Mój kolega studiuje na PW w Warszawie i jest na matmie, a ja wybrałem techniczny kierunek i z roku na rok jest coraz ciężej i gorzej. Czuję, że straciłem zainteresowanie tą dziedziną.
Robiłem praktyki w miejskiej ciepłowni i po prostu tragedia - nudno jak flaki z olejem - w ogóle mnie to nie kręci. Wiem, że moje perspektywy to nie tylko ciepłownie - jest wiele dobrych firm w dużych miastach, ale mimo wszystko nie widzę siebie w przemyśle.
Moje pytanie brzmi co powinienem zrobić, bo mam stan depresyjny bo nie widzę przyszłości dla siebie a moje plany się posypały.

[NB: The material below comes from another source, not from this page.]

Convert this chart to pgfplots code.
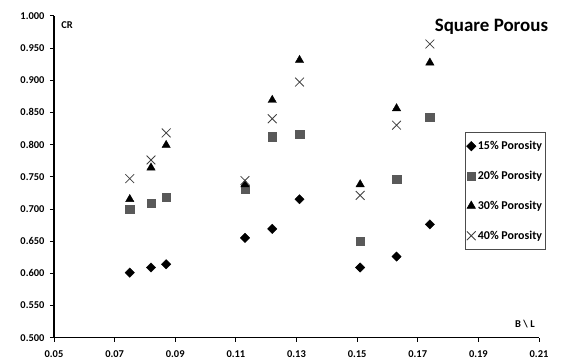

Myślę, żeby zacząć Informatykę na wydziale Informatyki Elektroniki i Telekomunikacji na AGH w przyszłym roku bo na 2 roku dla informatyków można się załapać do branży IT na płatne staże. Z tym że w Liceum ta informatyka to też mi się nie podobała aż tak. Owszem lubię bazy danych, Excela - bardzo dużo w nim pracuje nawet sam dla siebie tworze jakieś wykresy, programy obliczeniowe, ale nie znam się na SQL i innych językach (Java, Python, C#, php) - czarna magia. Poznałem C++ i Visual Studio takie podstawy i trochę html, ale tylko podstawy. Strasznie nie lubiłem html'a bo brzydkie strony wychodziły i dużo zachodu tam było.
Nie wiem czy to istotne, ale lubię gry i rywalizację np szachy-jestem całkiem niezły elo 1805, pokera, inne gry podobne, umysłowe.
Pójście na matematykę-no nie wiem. Po liceum myślałem że z informatyką (na matmie) będzie ciężko. No i na AGH matma jest słaba raczej. Na PW jest najlepsza albo na UW, no i jeszcze UJ ale jakoś do UJ jestem zrażony (kampus na Ruczaju w Krakowie jest gdzieś w polu).
Akurat jestem w takiej sytuacji, że z moją maturą dostanę się wszędzie.
Czuję się źle jak patrzę jak wszyscy wkoło zaczynają pracę w firmach (koleżanka po Informatyce i ekonometrii studiowała i pracowała w niezłej firmie już na 2 roku jako tester oprogramowania).
Na moich studiach na wykładach z matmy miałem świetnego wykładowcę. Po prostu bardzo lubiłem matematykę na studiach-ale tylko wykłady. Ćwiczenia były tragiczne, gdyż pani myliła się często. Z kolei Podstawy Informatyki to jakaś kompletna klapa - a powłok i komend Linuxa dalej nie ogarniam.
Z drugiej strony za to na targach pracy po prostu jest olbrzymie zainteresowanie informatykami-wszędzie jest praca.
Ogólnie czekam na jakąś analizę mojej sytuacji bo zgłupiałem i z góry dziękuję za przeczytanie tego i pomoc.